Yes, the surplus notes are callable at par on January 15, 2013. And it is still our plan to retire them at that point.

Operator

Your next question comes from the line of Philip Giordano with Deutsche Bank.

Unknown Analyst -

This is Sean on with Phil. Just wanted to follow up on the CMBS commutation you guys did last quarter. When you look at the CMBS BBB and below in your 10-Q, it looks like it went down to $15.3 billion from $17.6 billion. Just wanted to confirm, when we look at the amount that you probably paid or the gross payments on those commutations, it looks like it's around $350 million. So should we infer that you settled those for around $0.10 to $0.15 on the dollar?

C. Edward Chaplin

Two points. One is, obviously, we have not disclosed the dollar amount that was paid although there is information about payments in our disclosures. The total commutation that we engaged in was about, the par amounts about $3.3 billion. Yes.

Unknown Executive

Yes.

C. Edward Chaplin

And it consists of primarily CMBS exposure. But there are other exposures as well, Corporate-type exposures.

Unknown Analyst -

So, but when we look at the breakdown, what you guys provide in your Q that has kind of the ratings threshold that origination, it looks like the bulk of that $3.3 billion would be in the BBB and below bucket.

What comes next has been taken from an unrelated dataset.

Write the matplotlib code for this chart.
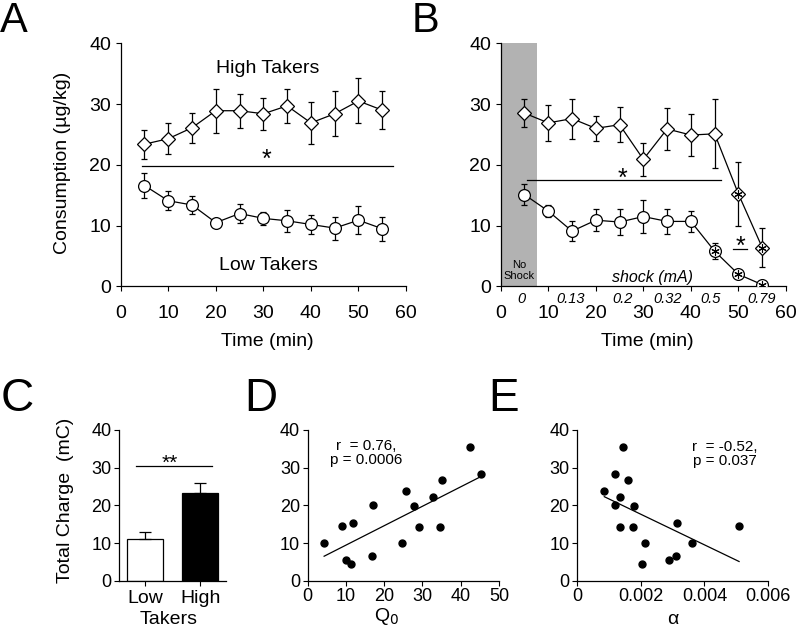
import numpy as np
import matplotlib
matplotlib.use('Agg')
import matplotlib.pyplot as plt
from matplotlib import transforms

plt.rcParams['font.family'] = ['Liberation Sans', 'DejaVu Sans']

# --- data ---
time_min = [5, 10, 15, 20, 25, 30, 35, 40, 45, 50, 55]

a_high = [23.4, 24.3, 26.1, 28.9, 28.9, 28.4, 29.7, 26.9, 28.4, 30.5, 29.0]
a_high_err = [2.4, 2.5, 2.5, 3.6, 2.8, 2.6, 2.8, 3.4, 3.7, 3.7, 3.1]
a_low = [16.6, 14.1, 13.4, 10.5, 12.0, 11.2, 10.8, 10.2, 9.6, 10.9, 9.5]
a_low_err = [2.1, 1.6, 1.5, 0.4, 1.5, 1.1, 1.8, 1.6, 1.9, 2.3, 2.0]

b_high = [28.5, 26.9, 27.6, 26.0, 26.6, 20.9, 25.9, 24.9, 25.1, 15.2, 6.4]
b_high_err = [2.3, 3.0, 3.3, 2.1, 2.9, 2.7, 3.5, 3.4, 5.7, 5.3, 3.2]
b_low = [15.1, 12.4, 9.1, 10.9, 10.6, 11.5, 10.7, 10.7, 5.8, 2.0, 0.3]
b_low_err = [1.7, 1.0, 1.6, 1.8, 2.1, 2.7, 2.0, 1.7, 1.3, 0.5, 0.3]
b_high_starred = [50, 55]
b_low_starred = [45, 50, 55]

shock_ma = ['0', '0.13', '0.2', '0.32', '0.5', '0.79']
shock_label_x = [4.3, 14.8, 25.6, 35.0, 44.2, 54.9]
no_shock_end = 7.7

groups = ['Low', 'High']
charge = [11.0, 23.2]
charge_err = [1.9, 2.7]

q0 = [4.3, 8.9, 10.0, 11.4, 11.8, 16.7, 17.0, 24.7, 25.8, 27.8, 29.0, 32.7, 34.7, 35.0, 42.3, 45.4]
d_cons = [10.0, 14.5, 5.6, 4.4, 15.3, 6.6, 20.2, 10.1, 23.7, 19.7, 14.2, 22.3, 14.2, 26.8, 35.5, 28.2]
fit_d_x = [4.3, 45.4]
fit_d_y = [6.5, 27.7]

alpha = [0.00085, 0.00119, 0.00119, 0.00133, 0.00135, 0.00143, 0.00158, 0.00177,
         0.00176, 0.00204, 0.00212, 0.00289, 0.00309, 0.00314, 0.00362, 0.00509]
e_cons = [23.7, 28.2, 20.2, 22.3, 14.2, 35.5, 26.8, 19.7, 14.2, 4.4, 10.0, 5.6, 6.6, 15.3, 10.1, 14.5]
fit_e_x = [0.00085, 0.00509]
fit_e_y = [22.3, 5.1]

sig_a = ([4.5, 57.3], [19.8, 19.8])
sig_b1 = ([5.5, 46.3], [17.5, 17.5])
sig_b2 = ([48.9, 51.9], [6.2, 6.2])
sig_c = ([-0.16, 1.22], [30.4, 30.4])

BIG = 14
SMALL = 13


def style_axes(ax, size):
    for s in ['top', 'right']:
        ax.spines[s].set_visible(False)
    for s in ['left', 'bottom']:
        ax.spines[s].set_linewidth(0.9)
    ax.tick_params(direction='out', length=3.5, width=0.8, labelsize=size)


def draw_series(ax, y, err, marker, ms):
    ax.errorbar(time_min, y, yerr=err, color='black', lw=0.9, elinewidth=0.9,
                capsize=2.5, capthick=0.9, marker=marker, ms=ms, mfc='white',
                mec='black', mew=0.9, zorder=3)


fig = plt.figure(figsize=(8, 6.28), dpi=100)

# ---------- A ----------
ax = fig.add_axes([0.1509, 0.5438, 0.3566, 0.3874])
style_axes(ax, BIG)
draw_series(ax, a_high, a_high_err, 'D', 6.8)
draw_series(ax, a_low, a_low_err, 'o', 8.5)
ax.plot(*sig_a, color='black', lw=0.9)
ax.text(30.7, 19.6, '*', fontsize=18, ha='center', va='baseline')
ax.text(31, 35.9, 'High Takers', fontsize=BIG, ha='center', va='center')
ax.text(31, 3.4, 'Low Takers', fontsize=BIG, ha='center', va='center')
ax.set_xlim(0, 60)
ax.set_ylim(0, 40)
ax.set_xticks(range(0, 61, 10))
ax.set_yticks(range(0, 41, 10))
ax.tick_params(axis='x', pad=10)
ax.set_xlabel('Time (min)', fontsize=BIG)
ax.xaxis.set_label_coords(0.513, -0.19)
ax.set_ylabel('Consumption (µg/kg)', fontsize=BIG)
ax.yaxis.set_label_coords(-0.174, 0.508)

# ---------- B ----------
ax = fig.add_axes([0.6259, 0.5438, 0.3566, 0.3874])
style_axes(ax, BIG)
ax.axvspan(0, no_shock_end, ymin=0, ymax=1, color='#b2b2b2', lw=0, zorder=0)
ax.text(no_shock_end / 2, 2.6, 'No\nShock', fontsize=8, ha='center', va='center',
        linespacing=1.1)
draw_series(ax, b_high, b_high_err, 'D', 6.8)
draw_series(ax, b_low, b_low_err, 'o', 8.5)
hs = [b_high[time_min.index(t)] for t in b_high_starred]
ls = [b_low[time_min.index(t)] for t in b_low_starred]
ax.plot(b_high_starred, hs, ls='none', marker=(6, 2, 0), ms=6, mew=0.8, color='black', zorder=4)
ax.plot(b_low_starred, ls, ls='none', marker=(6, 2, 0), ms=6, mew=0.8, color='black', zorder=4)
ax.plot(*sig_b1, color='black', lw=0.9)
ax.text(25.6, 16.6, '*', fontsize=18, ha='center', va='baseline')
ax.plot(*sig_b2, color='black', lw=0.9)
ax.text(50.5, 5.4, '*', fontsize=18, ha='center', va='baseline')
ax.text(32.0, 1.4, 'shock (mA)', fontsize=11.5, style='italic', ha='center', va='center')
trans = transforms.blended_transform_factory(ax.transData, ax.transAxes)
for x, lab in zip(shock_label_x, shock_ma):
    ax.text(x, -0.053, lab, fontsize=10.5, style='italic', ha='center', va='center',
            transform=trans)
ax.set_xlim(0, 60)
ax.set_ylim(0, 40)
ax.set_xticks(range(0, 61, 10))
ax.set_yticks(range(0, 41, 10))
ax.tick_params(axis='x', pad=10)
ax.set_xlabel('Time (min)', fontsize=BIG)
ax.xaxis.set_label_coords(0.513, -0.19)

# ---------- C ----------
ax = fig.add_axes([0.1488, 0.0753, 0.1338, 0.2400])
style_axes(ax, SMALL)
ax.bar([0, 1], charge, width=0.65, color=['white', 'black'], edgecolor='black', lw=0.9)
ax.errorbar([0, 1], charge, yerr=[[0, 0], charge_err], fmt='none', ecolor='black',
            elinewidth=0.9, capsize=4, capthick=0.9)
ax.plot(*sig_c, color='black', lw=0.9)
ax.text(0.45, 29.6, '**', fontsize=15, ha='center', va='baseline')
ax.set_xlim(-0.47, 1.47)
ax.set_ylim(0, 40)
ax.set_yticks(range(0, 41, 10))
ax.set_xticks([0, 1])
ax.set_xticklabels(groups, fontsize=BIG)
ax.tick_params(axis='y', pad=2)
ax.set_xlabel('Takers', fontsize=BIG)
ax.xaxis.set_label_coords(0.46, -0.2)
ax.set_ylabel('Total Charge  (mC)', fontsize=BIG)
ax.yaxis.set_label_coords(-0.425, 0.535)

# ---------- D ----------
ax = fig.add_axes([0.3846, 0.0753, 0.2391, 0.2400])
style_axes(ax, SMALL)
ax.plot(q0, d_cons, 'o', color='black', ms=5)
ax.plot(fit_d_x, fit_d_y, color='black', lw=0.9)
ax.text(15.4, 33.9, 'r  = 0.76,\np = 0.0006', fontsize=11, ha='center', va='center',
        linespacing=1.0)
ax.set_xlim(0, 50)
ax.set_ylim(0, 40)
ax.set_xticks(range(0, 51, 10))
ax.set_yticks(range(0, 41, 10))
ax.tick_params(pad=2)
ax.set_xlabel('Q$_0$', fontsize=BIG)
ax.xaxis.set_label_coords(0.41, -0.165)

# ---------- E ----------
ax = fig.add_axes([0.7216, 0.0753, 0.2384, 0.2400])
style_axes(ax, SMALL)
ax.plot(alpha, e_cons, 'o', color='black', ms=5)
ax.plot(fit_e_x, fit_e_y, color='black', lw=0.9)
ax.text(0.00464, 33.5, 'r  = -0.52,\np = 0.037', fontsize=11, ha='center', va='center',
        linespacing=1.0)
ax.set_xlim(0, 0.006)
ax.set_ylim(0, 40)
ax.set_xticks([0, 0.002, 0.004, 0.006])
ax.set_xticklabels(['0', '0.002', '0.004', '0.006'])
ax.set_yticks(range(0, 41, 10))
ax.tick_params(pad=2)
ax.set_xlabel('α', fontsize=BIG)
ax.xaxis.set_label_coords(0.5, -0.2)

# panel letters
fig.text(0.0, 0.949, 'A', fontsize=30, va='baseline', ha='left')
fig.text(0.515, 0.949, 'B', fontsize=30, va='baseline', ha='left')
fig.text(0.001, 0.3455, 'C', fontsize=33, va='baseline', ha='left')
fig.text(0.305, 0.3455, 'D', fontsize=33, va='baseline', ha='left')
fig.text(0.61, 0.3455, 'E', fontsize=33, va='baseline', ha='left')

fig.savefig('out.png', dpi=100)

Is that correct?

C. Edward Chaplin

That's correct, yes.

Unknown Analyst -

Okay. Does that -- should we read into that at all as far as your conversations which you guys mentioned with other counterparties that are ongoing at this point?

C. Edward Chaplin

No.

Operator

[Operator Instructions] And we have no further questions at this time.

Greg Diamond

Thanks again, Jackie. And thanks to all of you who have joined us for today's call. We recommend that you visit our website at www.mbia.com for additional information. Thank you for your interest in MBIA. Good day, and goodbye.

Operator

Thank you. This concludes today's conference call. You may now disconnect.